» **TASK INPUT**:
———
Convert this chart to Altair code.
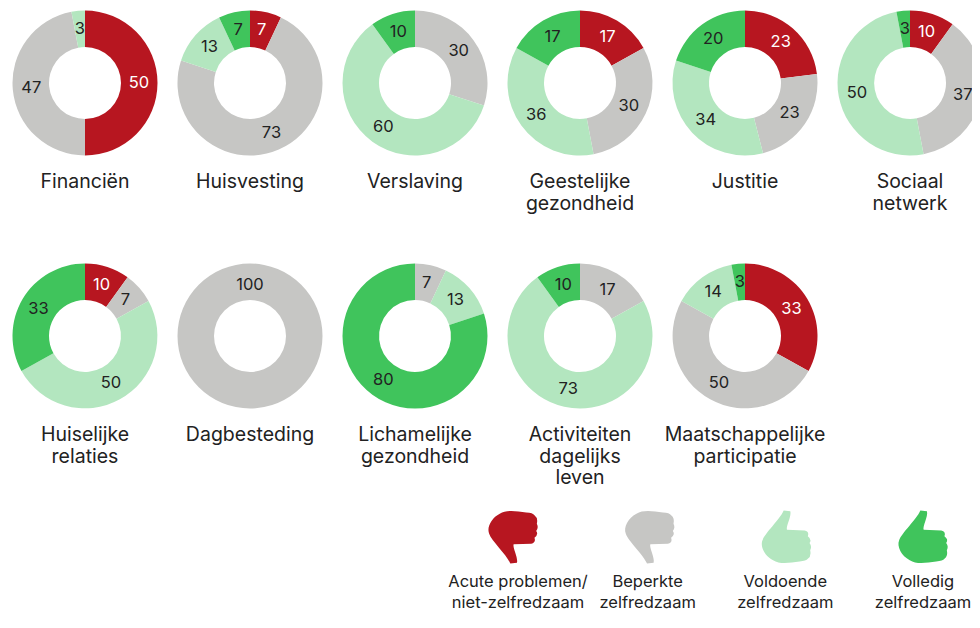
———
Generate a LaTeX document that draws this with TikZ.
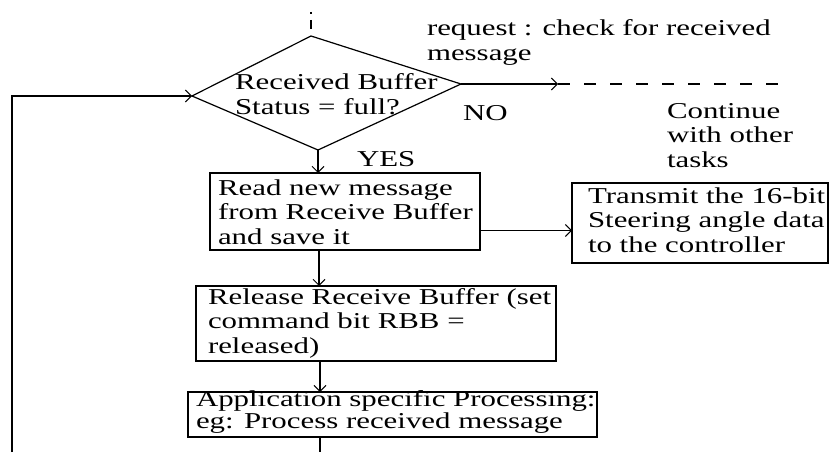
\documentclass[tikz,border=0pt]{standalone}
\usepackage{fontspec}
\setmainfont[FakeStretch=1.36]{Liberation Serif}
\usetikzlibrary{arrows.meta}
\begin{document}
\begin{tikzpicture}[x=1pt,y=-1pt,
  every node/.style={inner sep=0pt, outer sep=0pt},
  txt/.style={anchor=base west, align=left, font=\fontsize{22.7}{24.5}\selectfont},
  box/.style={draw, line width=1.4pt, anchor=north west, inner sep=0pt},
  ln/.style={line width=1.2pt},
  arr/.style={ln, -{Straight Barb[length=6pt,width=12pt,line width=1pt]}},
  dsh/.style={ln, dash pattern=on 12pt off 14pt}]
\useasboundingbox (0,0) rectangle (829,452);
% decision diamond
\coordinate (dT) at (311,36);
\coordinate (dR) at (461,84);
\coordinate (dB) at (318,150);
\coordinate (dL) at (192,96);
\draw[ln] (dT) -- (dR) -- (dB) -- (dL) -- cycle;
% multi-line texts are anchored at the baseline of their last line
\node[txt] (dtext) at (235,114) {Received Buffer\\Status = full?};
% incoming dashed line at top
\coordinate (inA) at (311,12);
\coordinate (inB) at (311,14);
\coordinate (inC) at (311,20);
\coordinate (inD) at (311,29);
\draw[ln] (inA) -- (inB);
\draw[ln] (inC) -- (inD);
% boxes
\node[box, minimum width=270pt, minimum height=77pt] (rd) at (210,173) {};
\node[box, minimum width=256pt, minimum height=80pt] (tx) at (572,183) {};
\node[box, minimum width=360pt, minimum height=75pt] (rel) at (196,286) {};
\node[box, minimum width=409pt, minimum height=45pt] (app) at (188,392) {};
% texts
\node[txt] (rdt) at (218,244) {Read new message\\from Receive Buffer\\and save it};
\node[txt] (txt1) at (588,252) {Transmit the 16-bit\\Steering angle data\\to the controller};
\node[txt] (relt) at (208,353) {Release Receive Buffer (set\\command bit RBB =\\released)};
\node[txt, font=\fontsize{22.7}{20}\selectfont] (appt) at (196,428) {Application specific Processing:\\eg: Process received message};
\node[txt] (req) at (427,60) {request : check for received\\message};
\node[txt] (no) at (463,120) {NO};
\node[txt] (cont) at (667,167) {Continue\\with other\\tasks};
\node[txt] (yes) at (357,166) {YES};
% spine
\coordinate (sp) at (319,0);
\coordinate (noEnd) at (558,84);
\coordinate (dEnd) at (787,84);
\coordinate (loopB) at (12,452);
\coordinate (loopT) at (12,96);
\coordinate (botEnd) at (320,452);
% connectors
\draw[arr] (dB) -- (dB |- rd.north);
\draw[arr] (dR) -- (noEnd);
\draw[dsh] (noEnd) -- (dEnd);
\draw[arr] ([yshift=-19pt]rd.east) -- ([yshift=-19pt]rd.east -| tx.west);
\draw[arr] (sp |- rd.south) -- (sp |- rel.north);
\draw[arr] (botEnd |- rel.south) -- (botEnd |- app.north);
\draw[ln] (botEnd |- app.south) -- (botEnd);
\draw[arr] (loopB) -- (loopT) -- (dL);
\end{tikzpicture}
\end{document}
———
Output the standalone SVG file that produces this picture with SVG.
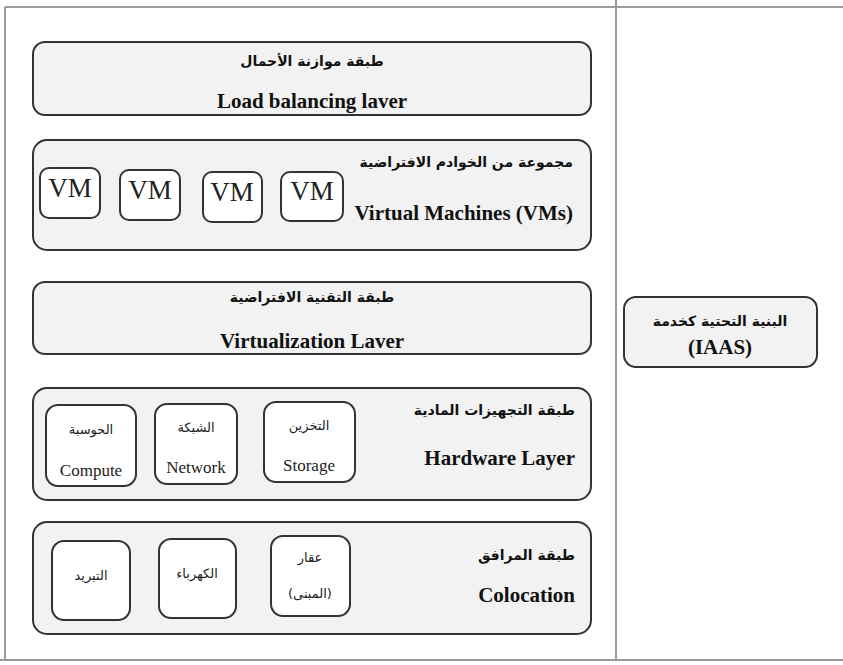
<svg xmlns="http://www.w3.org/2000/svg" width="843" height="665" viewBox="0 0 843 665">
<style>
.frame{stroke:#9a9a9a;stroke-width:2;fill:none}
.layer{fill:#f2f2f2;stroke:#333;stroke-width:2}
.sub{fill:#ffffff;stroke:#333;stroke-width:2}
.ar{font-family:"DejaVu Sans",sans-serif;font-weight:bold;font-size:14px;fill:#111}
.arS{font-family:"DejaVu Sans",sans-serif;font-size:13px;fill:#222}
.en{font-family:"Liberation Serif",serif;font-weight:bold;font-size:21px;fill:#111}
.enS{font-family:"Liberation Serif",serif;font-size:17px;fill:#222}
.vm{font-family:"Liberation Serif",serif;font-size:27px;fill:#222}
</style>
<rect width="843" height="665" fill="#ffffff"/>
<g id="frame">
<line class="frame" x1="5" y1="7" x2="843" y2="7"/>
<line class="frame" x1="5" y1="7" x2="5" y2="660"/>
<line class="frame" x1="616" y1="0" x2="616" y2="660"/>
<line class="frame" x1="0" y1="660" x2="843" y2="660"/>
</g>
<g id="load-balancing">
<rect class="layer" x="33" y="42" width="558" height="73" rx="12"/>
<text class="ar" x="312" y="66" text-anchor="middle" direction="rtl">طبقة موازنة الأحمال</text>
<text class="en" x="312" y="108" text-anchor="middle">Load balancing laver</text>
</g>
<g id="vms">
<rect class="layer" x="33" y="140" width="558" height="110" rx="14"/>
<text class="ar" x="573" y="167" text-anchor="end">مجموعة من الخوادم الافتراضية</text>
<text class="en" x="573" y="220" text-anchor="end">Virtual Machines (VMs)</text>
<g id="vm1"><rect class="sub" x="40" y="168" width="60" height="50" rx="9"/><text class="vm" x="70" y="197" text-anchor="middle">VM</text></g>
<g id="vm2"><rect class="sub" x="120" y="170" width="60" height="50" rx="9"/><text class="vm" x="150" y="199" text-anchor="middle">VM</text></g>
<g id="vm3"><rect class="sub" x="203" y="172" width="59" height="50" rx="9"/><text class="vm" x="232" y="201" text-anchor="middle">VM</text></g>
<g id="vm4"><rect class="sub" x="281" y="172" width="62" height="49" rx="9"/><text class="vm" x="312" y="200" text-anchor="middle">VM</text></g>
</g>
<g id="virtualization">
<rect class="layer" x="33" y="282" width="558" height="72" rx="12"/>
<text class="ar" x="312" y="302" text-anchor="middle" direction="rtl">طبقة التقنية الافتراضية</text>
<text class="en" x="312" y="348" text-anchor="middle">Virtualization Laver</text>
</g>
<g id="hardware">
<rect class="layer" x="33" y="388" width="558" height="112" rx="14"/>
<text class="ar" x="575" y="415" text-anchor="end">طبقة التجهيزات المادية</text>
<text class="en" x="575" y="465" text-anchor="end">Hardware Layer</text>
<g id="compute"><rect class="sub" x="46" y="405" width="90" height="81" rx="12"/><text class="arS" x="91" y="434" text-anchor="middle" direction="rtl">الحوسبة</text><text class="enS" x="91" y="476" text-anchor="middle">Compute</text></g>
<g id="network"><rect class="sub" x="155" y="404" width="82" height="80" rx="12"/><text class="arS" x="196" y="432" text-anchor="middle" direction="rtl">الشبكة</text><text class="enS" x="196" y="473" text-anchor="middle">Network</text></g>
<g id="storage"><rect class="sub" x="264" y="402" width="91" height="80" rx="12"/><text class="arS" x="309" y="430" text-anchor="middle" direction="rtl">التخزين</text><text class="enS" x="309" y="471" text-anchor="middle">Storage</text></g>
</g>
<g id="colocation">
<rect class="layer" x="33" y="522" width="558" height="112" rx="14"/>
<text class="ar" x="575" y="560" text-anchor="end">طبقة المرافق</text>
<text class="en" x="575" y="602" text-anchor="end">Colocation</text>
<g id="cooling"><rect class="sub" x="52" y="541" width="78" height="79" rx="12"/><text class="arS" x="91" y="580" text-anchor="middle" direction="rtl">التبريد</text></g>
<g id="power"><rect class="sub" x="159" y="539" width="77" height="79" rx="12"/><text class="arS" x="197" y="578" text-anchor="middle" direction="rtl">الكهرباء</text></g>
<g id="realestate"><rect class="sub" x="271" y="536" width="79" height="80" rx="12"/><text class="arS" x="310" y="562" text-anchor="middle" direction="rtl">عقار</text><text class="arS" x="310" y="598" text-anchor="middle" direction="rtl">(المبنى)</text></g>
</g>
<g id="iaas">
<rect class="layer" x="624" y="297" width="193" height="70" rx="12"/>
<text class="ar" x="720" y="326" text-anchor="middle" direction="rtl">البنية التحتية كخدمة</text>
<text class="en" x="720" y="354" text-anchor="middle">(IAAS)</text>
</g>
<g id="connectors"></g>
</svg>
———
Identify the lines that hold the word "standalone". Copy every one of them.

» **ANSWER TO THIS TASK**:
\documentclass[tikz,border=0pt]{standalone}
Output the standalone SVG file that produces this picture with SVG.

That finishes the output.